Breakfast buns and fruit salads are helping Greggs bag bigger profits.
In the latest results announced from the company, total sales are up by 5.7% in 2016 so far, just below the rate at the same time last year.
Like for like sales during the same period are also up by 3.7%, although that's lower than the 6% recorded this time in 2015.
The firm has also confirmed it has completed refits on 55 of its shops, and while it has opened 43 new counters, it has closed 21.
The North East firm has credited breakfast, hot sandwiches and ‘Balanced Choice’ options for driving its growth, with consultation under way on how it can invest in its supply chain.
The figures from Greggs Plc have been released ahead of the its general meeting tomorrow.
As part of its statement, the company has said the improvements in its shops and range of products has helped drive sales up, especially its hot sandwiches and, bigger breakfast menu.
The introduction of a flat white coffee has helped give it "double-digit growth" in sales of hot drinks.
Its greater choice of fresh fruit and trials of its upgraded range of salads, which meet its 'Balanced Choice' standards, with options including teriyaki, chicken noodle and falafel with houmous highlighted as innovative.
In addition to the shops it has already refitted, it plans to improve around 145 more by the end of the year, with the addition of seating also helping to draw in customers.
So far this year it has opened 43 new shops, including 23 franchised units in transport locations, and closed 21, giving a total of 1,720 shops
As part of a £100million investment plan, it plans to close three of its bakeries, with Sleaford now being shut down, with plans to close its Twickenham base later this year, followed by Edinburgh next year.
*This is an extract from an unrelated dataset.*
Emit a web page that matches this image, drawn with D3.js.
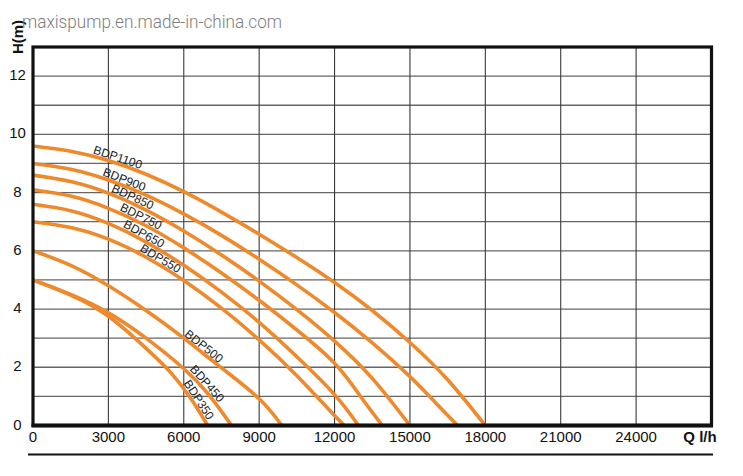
<!DOCTYPE html>
<html><head><meta charset="utf-8">
<script src="https://cdn.jsdelivr.net/npm/d3@7"></script>
<style>body{margin:0;background:#fff}svg{display:block}</style>
</head><body><svg id="c" width="743" height="476"></svg>
<script>
// ---- data (flow Q in l/h, head H in m) ----
const models = ["BDP1100","BDP900","BDP850","BDP750","BDP650","BDP550","BDP500","BDP450","BDP350"];
const bdp1100 = [[0,9.6],[1500,9.42],[3000,9.1],[4500,8.63],[6000,8.03],[7500,7.33],[9000,6.57],[10500,5.77],[12000,4.91],[13500,3.95],[15000,2.85],[16500,1.57],[18000,0]];
const bdp900  = [[0,9.0],[1500,8.8],[3000,8.43],[4500,7.91],[6000,7.27],[7500,6.53],[9000,5.71],[10500,4.83],[12000,3.88],[13500,2.84],[15000,1.68],[16000,0.8],[16900,0]];
const bdp850  = [[0,8.6],[1500,8.38],[3000,7.98],[4500,7.4],[6000,6.68],[7500,5.86],[9000,4.96],[10500,3.98],[12000,2.9],[13500,1.62],[15000,0]];
const bdp750  = [[0,8.1],[1500,7.88],[3000,7.46],[4500,6.86],[6000,6.1],[7500,5.24],[9000,4.3],[10500,3.28],[12000,2.14],[13000,1.04],[13900,0]];
const bdp650  = [[0,7.6],[1500,7.38],[3000,6.94],[4500,6.3],[6000,5.5],[7500,4.58],[9000,3.54],[10500,2.36],[12000,1.06],[12950,0]];
const bdp550  = [[0,7.0],[1500,6.8],[3000,6.4],[4500,5.78],[6000,4.98],[7500,4.03],[9000,2.94],[10500,1.71],[12000,0.34],[12400,0]];
const bdp500  = [[0,6.0],[1500,5.5],[3000,4.8],[4500,3.95],[6000,3.0],[7500,1.98],[9000,0.92],[9900,0]];
const bdp450  = [[0,5.0],[1500,4.5],[3000,3.87],[4500,3.0],[6000,1.95],[7000,1.05],[7900,0]];
const bdp350  = [[0,5.0],[1500,4.48],[3000,3.75],[4500,2.65],[5500,1.8],[6300,0.9],[6950,0]];
const curves = [bdp1100,bdp900,bdp850,bdp750,bdp650,bdp550,bdp500,bdp450,bdp350];
const labelFlow = [3300,3550,3870,4190,4300,4950,6650,6750,6400];
const xTicks = [0,3000,6000,9000,12000,15000,18000,21000,24000];
const yTicks = [0,2,4,6,8,10,12];
const xGrid = [3000,6000,9000,12000,15000,18000,21000,24000];
const yGrid = [1,2,3,4,5,6,7,8,9,10,11,12];
const xMax = 27000, yMax = 13;
const watermark = "maxispump.en.made-in-china.com";

// ---- drawing ----
const svg = d3.select("#c");
const x = d3.scaleLinear().domain([0,xMax]).range([33,711.5]);
const y = d3.scaleLinear().domain([0,yMax]).range([425.5,47]);
const font = "'Liberation Sans', Arial, Helvetica, sans-serif";

svg.append("rect").attr("width",743).attr("height",476).attr("fill","#fff");

// grid
svg.append("g").selectAll("line").data(yGrid).join("line")
  .attr("x1",x(0)).attr("x2",x(xMax)).attr("y1",d=>y(d)).attr("y2",d=>y(d))
  .attr("stroke","#666").attr("stroke-width",1.3);
svg.append("g").selectAll("line").data(xGrid).join("line")
  .attr("y1",y(0)).attr("y2",y(yMax)).attr("x1",d=>x(d)).attr("x2",d=>x(d))
  .attr("stroke","#3a3a3a").attr("stroke-width",1.1);

// curves
const line = d3.line().x(d=>x(d[0])).y(d=>y(d[1])).curve(d3.curveNatural);
const paths = svg.append("g").selectAll("path").data(curves).join("path")
  .attr("d",line).attr("fill","none").attr("stroke","#ee8a2c")
  .attr("stroke-width",3.6).attr("stroke-linecap","butt");

// labels along curves
paths.each(function(d,i){
  const p = this, L = p.getTotalLength(), tx = x(labelFlow[i]);
  let lo=0, hi=L;
  for(let k=0;k<40;k++){ const m=(lo+hi)/2; if(p.getPointAtLength(m).x<tx) lo=m; else hi=m; }
  const s=(lo+hi)/2, a=p.getPointAtLength(Math.max(0,s-4)), b=p.getPointAtLength(Math.min(L,s+4));
  const c=p.getPointAtLength(s);
  const ang=Math.atan2(b.y-a.y,b.x-a.x)*180/Math.PI;
  svg.append("text").attr("transform",`translate(${c.x},${c.y}) rotate(${ang})`)
    .attr("y",-2).attr("text-anchor","middle").attr("font-family",font)
    .attr("font-size",12).attr("fill","#222").text(models[i]);
});

// frame
svg.append("rect").attr("x",x(0)).attr("y",y(yMax)).attr("width",x(xMax)-x(0)).attr("height",y(0)-y(yMax))
  .attr("fill","none").attr("stroke","#111").attr("stroke-width",3.2);
svg.append("line").attr("x1",x(0)-1.5).attr("x2",x(xMax)+1.5).attr("y1",y(0)).attr("y2",y(0))
  .attr("stroke","#111").attr("stroke-width",4);

// tick labels
svg.append("g").selectAll("text").data(xTicks).join("text")
  .attr("x",d=>x(d)).attr("y",441.5).attr("text-anchor","middle")
  .attr("font-family",font).attr("font-size",15).attr("fill","#111").text(d=>d);
svg.append("g").selectAll("text").data(yTicks).join("text")
  .attr("x",17.5).attr("y",d=>y(d)+4).attr("text-anchor","middle")
  .attr("font-family",font).attr("font-size",15).attr("fill","#111").text(d=>d);

// axis titles
svg.append("text").attr("x",700).attr("y",442).attr("text-anchor","middle")
  .attr("font-family",font).attr("font-size",15).attr("font-weight","bold").attr("fill","#111").text("Q l/h");
svg.append("text").attr("transform","translate(22.5,37) rotate(-90)").attr("text-anchor","middle")
  .attr("font-family",font).attr("font-size",15).attr("font-weight","bold").attr("fill","#111").text("H(m)");

// watermark
svg.append("text").attr("x",22).attr("y",28).attr("font-family","Roboto, 'Open Sans', sans-serif")
  .attr("font-size",18).attr("font-weight",300).attr("fill","#7d7d7d")
  .attr("textLength",260).attr("lengthAdjust","spacingAndGlyphs").text(watermark);

// bottom rule
svg.append("line").attr("x1",28).attr("x2",713).attr("y1",454.5).attr("y2",454.5)
  .attr("stroke","#111").attr("stroke-width",1.8);
</script></body></html>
The company statement said: "Our people impacted by these proposals have demonstrated their commitment and professionalism during a difficult period and our focus now is to work with them individually to ensure that we manage these changes in line with Greggs’ values as a responsible employer.
"Alongside these closures we will continue to develop our plans to invest in our remaining supply chain network over the next five years in order to create centres of excellence serving our growing shop estate."
It added: "We have made a good start to the year. Input cost inflation remains low despite increased wage costs and, with a strong pipeline of product initiatives and plans to
invest in our shops and supply chain, we expect to make progress in line with our previous expectations."